• PROBLEM DETAILS: Without including the pictures, copy out every line below.

• DATA LINES:
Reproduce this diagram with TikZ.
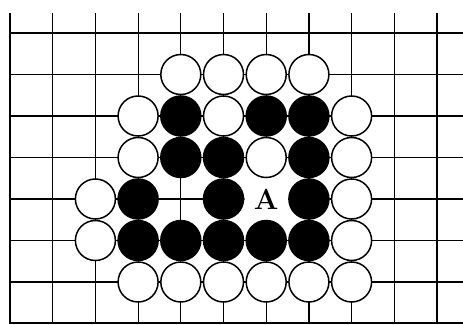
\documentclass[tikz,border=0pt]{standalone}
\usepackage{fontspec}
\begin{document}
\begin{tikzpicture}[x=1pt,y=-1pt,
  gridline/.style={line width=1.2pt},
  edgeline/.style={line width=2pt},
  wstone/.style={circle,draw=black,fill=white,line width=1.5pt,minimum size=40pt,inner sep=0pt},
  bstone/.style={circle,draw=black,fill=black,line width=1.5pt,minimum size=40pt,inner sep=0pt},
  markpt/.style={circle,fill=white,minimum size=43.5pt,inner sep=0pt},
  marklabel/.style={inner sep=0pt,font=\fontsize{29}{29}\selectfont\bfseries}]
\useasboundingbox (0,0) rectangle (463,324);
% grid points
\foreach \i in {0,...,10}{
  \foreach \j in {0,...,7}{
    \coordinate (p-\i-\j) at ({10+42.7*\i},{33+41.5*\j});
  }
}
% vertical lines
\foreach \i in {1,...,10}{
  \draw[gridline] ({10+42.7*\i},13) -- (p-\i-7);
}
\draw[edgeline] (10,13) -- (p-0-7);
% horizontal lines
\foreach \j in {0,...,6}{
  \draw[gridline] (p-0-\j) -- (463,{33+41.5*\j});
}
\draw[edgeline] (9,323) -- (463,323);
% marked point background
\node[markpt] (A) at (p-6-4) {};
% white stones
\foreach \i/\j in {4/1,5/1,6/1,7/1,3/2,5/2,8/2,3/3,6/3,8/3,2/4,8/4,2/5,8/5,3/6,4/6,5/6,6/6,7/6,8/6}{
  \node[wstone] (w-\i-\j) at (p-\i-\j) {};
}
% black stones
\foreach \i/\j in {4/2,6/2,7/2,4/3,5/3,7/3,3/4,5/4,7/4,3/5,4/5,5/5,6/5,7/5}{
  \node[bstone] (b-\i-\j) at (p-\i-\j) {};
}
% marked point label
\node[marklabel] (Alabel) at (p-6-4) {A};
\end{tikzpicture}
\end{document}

• REPLY:
Reproduce this diagram with TikZ.
\documentclass[tikz,border=0pt]{standalone}
\usepackage{fontspec}
\begin{document}
\begin{tikzpicture}[x=1pt,y=-1pt,
  gridline/.style={line width=1.2pt},
  edgeline/.style={line width=2pt},
  wstone/.style={circle,draw=black,fill=white,line width=1.5pt,minimum size=40pt,inner sep=0pt},
  bstone/.style={circle,draw=black,fill=black,line width=1.5pt,minimum size=40pt,inner sep=0pt},
  markpt/.style={circle,fill=white,minimum size=43.5pt,inner sep=0pt},
  marklabel/.style={inner sep=0pt,font=\fontsize{29}{29}\selectfont\bfseries}]
\useasboundingbox (0,0) rectangle (463,324);
% grid points
\foreach \i in {0,...,10}{
  \foreach \j in {0,...,7}{
    \coordinate (p-\i-\j) at ({10+42.7*\i},{33+41.5*\j});
  }
}
% vertical lines
\foreach \i in {1,...,10}{
  \draw[gridline] ({10+42.7*\i},13) -- (p-\i-7);
}
\draw[edgeline] (10,13) -- (p-0-7);
% horizontal lines
\foreach \j in {0,...,6}{
  \draw[gridline] (p-0-\j) -- (463,{33+41.5*\j});
}
\draw[edgeline] (9,323) -- (463,323);
% marked point background
\node[markpt] (A) at (p-6-4) {};
% white stones
\foreach \i/\j in {4/1,5/1,6/1,7/1,3/2,5/2,8/2,3/3,6/3,8/3,2/4,8/4,2/5,8/5,3/6,4/6,5/6,6/6,7/6,8/6}{
  \node[wstone] (w-\i-\j) at (p-\i-\j) {};
}
% black stones
\foreach \i/\j in {4/2,6/2,7/2,4/3,5/3,7/3,3/4,5/4,7/4,3/5,4/5,5/5,6/5,7/5}{
  \node[bstone] (b-\i-\j) at (p-\i-\j) {};
}
% marked point label
\node[marklabel] (Alabel) at (p-6-4) {A};
\end{tikzpicture}
\end{document}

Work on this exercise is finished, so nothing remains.